Methodology
This page describes how filings get from EDGAR onto the homepage. The whole pipeline is roughly 2,500 lines of Python and a SQLite file. There is no microservice diagram because there are no microservices.
1. The poller
Every minute during market hours (every 30 minutes overnight; everything in ET so cron survives DST), a single async process fetches the SEC's "latest 8-K" atom feed at https://www.sec.gov/cgi-bin/browse-edgar?action=getcurrent&type=8-K&output=atom. New accession numbers get inserted into a SQLite filings table with status='pending' via INSERT OR IGNORE. The same poller hydrates the companies table from SEC's company_tickers.json on a 7-day refresh.
Everything that hits sec.gov goes through an 8-requests-per-second sliding-window limiter shared across the process. The SEC's published limit is 10/s; we leave headroom for retries. The User-Agent header includes a real contact email, because the SEC returns 403 to requests without one.
2. The fetcher + cleaner
For each pending row, a separate processor follows the EDGAR index page to the primary 8-K document and any EX-99.x press releases or supplemental tables (or EX-2.x / EX-10.x material-agreement exhibits when no EX-99 is present). The body and chosen exhibits fetch in parallel through the same 8 req/s gate.
Raw HTML goes through a deterministic cleaning pipeline that strips iXBRL header blocks, XBRL tag runs, exhibit-routing boilerplate, repeated lines, and excess whitespace. Typical reduction is 30–50% of the input character count — meaningful when the LLM input budget is finite and earnings filings can run to 60 KB of body + exhibits combined.
3. The LLM
The cleaned text and the extracted item codes go to a single LLM call with a strict-JSON response format. Today I run deepseek-v4-flash:cloud on Ollama Cloud — fast, cheap, good enough at structured extraction. The prompt asks for a one-line headline, exactly three bullets, an event_type from a fixed taxonomy, the tickers mentioned, and a confidence rating. The response is parsed against a Pydantic schema. If it fails to parse, the prompt is reissued once with a stricter "your previous response was not valid JSON" header. A second failure marks the row failed.
The LLM is the only opinionated step in the pipeline. Everything else is deterministic. I keep the prompt and model identifiers stored on each row's summary_model column so any future reprompt or model swap can be audited.
4. Earnings enrichment
When a filing's classified event type is earnings, the processor follows up with two best-effort calls:
- SEC XBRL companyconcept at
data.sec.gov/api/xbrl/companyconcept/CIK.../us-gaap/EarningsPerShareDiluted.json(and the Revenues synonyms) for the reported figure. Goes through the same 8 req/s limiter. - Finnhub free tier at
/stock/earnings?symbol=...for the analyst consensus estimate. Capped at 58 calls/minute by an internal limiter so we stay under their free-tier ceiling.

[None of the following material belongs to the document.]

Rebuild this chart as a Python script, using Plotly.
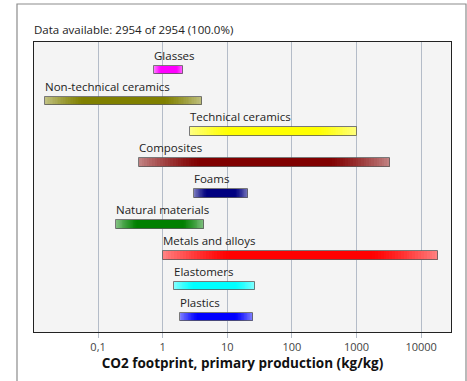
import math
import plotly.graph_objects as go

# ---- data ----
categories = ["Glasses", "Non-technical ceramics", "Technical ceramics", "Composites",
              "Foams", "Natural materials", "Metals and alloys", "Elastomers", "Plastics"]
low_values = [0.73, 0.0151, 2.64, 0.43, 3.0, 0.19, 1.0, 1.5, 1.85]
high_values = [2.09, 4.1, 1033, 3265, 21.2, 4.34, 18360, 26.6, 24.8]
colors = ["#ff00ff", "#808000", "#ffff00", "#800000", "#000080",
          "#008000", "#ff0000", "#00ffff", "#0000ff"]
tick_values = [0.1, 1, 10, 100, 1000, 10000]
tick_labels = ["0,1", "1", "10", "100", "1000", "10000"]
title_text = "Data available: 2954 of 2954 (100.0%)"
x_title = "CO2 footprint, primary production (kg/kg)"

W, H = 467, 381
ML, MR, MT, MB = 34, 16, 42, 49
FONT = "Open Sans"
BAR_W = 0.28
N_LAYERS = 24


def hex_to_rgb(h):
    h = h.lstrip("#")
    return tuple(int(h[i:i + 2], 16) for i in (0, 2, 4))


def mix(rgb, amount):
    # amount of white mixed in
    return "rgb(%d,%d,%d)" % tuple(round(c + (255 - c) * amount) for c in rgb)


fig = go.Figure()

# gradient-like bars: nested layers, lighter at the ends, full colour in the middle
for k in range(N_LAYERS):
    frac = k / (N_LAYERS - 1)
    inset = 0.24 * frac
    xs, bases, cols = [], [], []
    for lo, hi, c in zip(low_values, high_values, colors):
        llo, lhi = math.log10(lo), math.log10(hi)
        span = lhi - llo
        a = 10 ** (llo + span * inset)
        b = 10 ** (lhi - span * inset)
        bases.append(a)
        xs.append(b - a)
        cols.append(mix(hex_to_rgb(c), 0.5 * (1 - frac) ** 1.3))
    fig.add_trace(go.Bar(
        y=categories, x=xs, base=bases, orientation="h", width=BAR_W,
        marker=dict(color=cols, line=dict(width=0)),
        hoverinfo="skip", showlegend=False))

# outline
fig.add_trace(go.Bar(
    y=categories, x=[h - l for l, h in zip(low_values, high_values)], base=low_values,
    orientation="h", width=BAR_W,
    marker=dict(color="rgba(0,0,0,0)", line=dict(width=1, color="rgba(90,90,90,0.8)")),
    hoverinfo="skip", showlegend=False))

annotations = []
for cat, lo in zip(categories, low_values):
    annotations.append(dict(
        x=math.log10(lo), y=cat, xref="x", yref="y", text=cat, showarrow=False,
        xanchor="left", yanchor="bottom", yshift=BAR_W / 2 * 31 + 1, xshift=-2,
        font=dict(family=FONT, size=11.5, color="#222222")))

pw = W - ML - MR
ph = H - MT - MB
annotations.append(dict(
    x=0, y=1 + 13 / ph, xref="paper", yref="paper", text=title_text, showarrow=False,
    xanchor="left", yanchor="middle", xshift=-2,
    font=dict(family=FONT, size=11.5, color="#222222")))

shapes = [
    # outer gray frame
    dict(type="rect", xref="paper", yref="paper",
         x0=(17 - ML) / pw, x1=(W - 1 - ML) / pw,
         y0=-(MB + 5) / ph, y1=1 + (MT - 4) / ph,
         line=dict(color="#8c8c8c", width=1.2), fillcolor="rgba(0,0,0,0)", layer="below"),
]

fig.update_layout(
    width=W, height=H,
    margin=dict(l=ML, r=MR, t=MT, b=MB),
    paper_bgcolor="white",
    plot_bgcolor="#f4f4f4",
    barmode="overlay",
    bargap=0,
    annotations=annotations,
    shapes=shapes,
    xaxis=dict(
        type="log",
        range=[math.log10(0.0102), math.log10(29000)],
        tickvals=tick_values, ticktext=tick_labels,
        showgrid=True, gridcolor="#b4bcc8", gridwidth=1,
        ticks="outside", ticklen=5, tickcolor="#b4bcc8",
        tickfont=dict(family=FONT, size=11, color="#444444"),
        showline=True, linecolor="#222222", linewidth=1, mirror=True,
        zeroline=False,
        title=dict(text="<b>" + x_title + "</b>", standoff=3,
                   font=dict(family=FONT, size=13.5, color="#111111")),
    ),
    yaxis=dict(
        categoryorder="array", categoryarray=categories,
        range=[len(categories) - 1 + 0.485, -0.906],
        showticklabels=False, showgrid=False, ticks="",
        showline=True, linecolor="#222222", linewidth=1, mirror=True,
        zeroline=False,
    ),
)

fig.write_html("out.html")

The match between XBRL period-end and Finnhub period is fuzzy by a small tolerance to absorb fiscal-year offsets. If both numbers land in the same period, the card shows beat / miss / in-line with a percentage delta. If only reported lands, the card shows just the number. If neither lands (foreign issuer, ticker not in Finnhub, period outside the 60-day window), nothing is shown rather than something potentially wrong.
5. Delivery
Once a row reaches status='ready', an in-process broadcaster publishes a Server-Sent Event to every connected browser tab. The frontend is a Vite + React + TypeScript single-page app served as static files by Caddy. SSE is fine for this; WebSockets would be overkill.
The read API and SSE stream are served by FastAPI from a small pool of read-only SQLite connections (PRAGMA query_only=ON). The poller and processor each open their own write-capable connection. SQLite is in WAL mode — multiple readers + one writer is a fine fit.
What this is not
- Real-time enough for trading. The 30-second median latency from EDGAR to your browser is good for context, not for execution.
- A replacement for reading the filing. The headline is a pointer, not a verdict. Every card links to the EDGAR source.
- Comprehensive across SEC forms. 8-K only, today. Form 4 (insider trades), 10-K/Q, and S-1 are out of scope for now.
Source
All of the above lives in github.com/rotoole1230/edgar-streaming. The conventions file at .claude/skills/edgar-stream-conventions/SKILL.md is the most concise statement of the project's design constraints.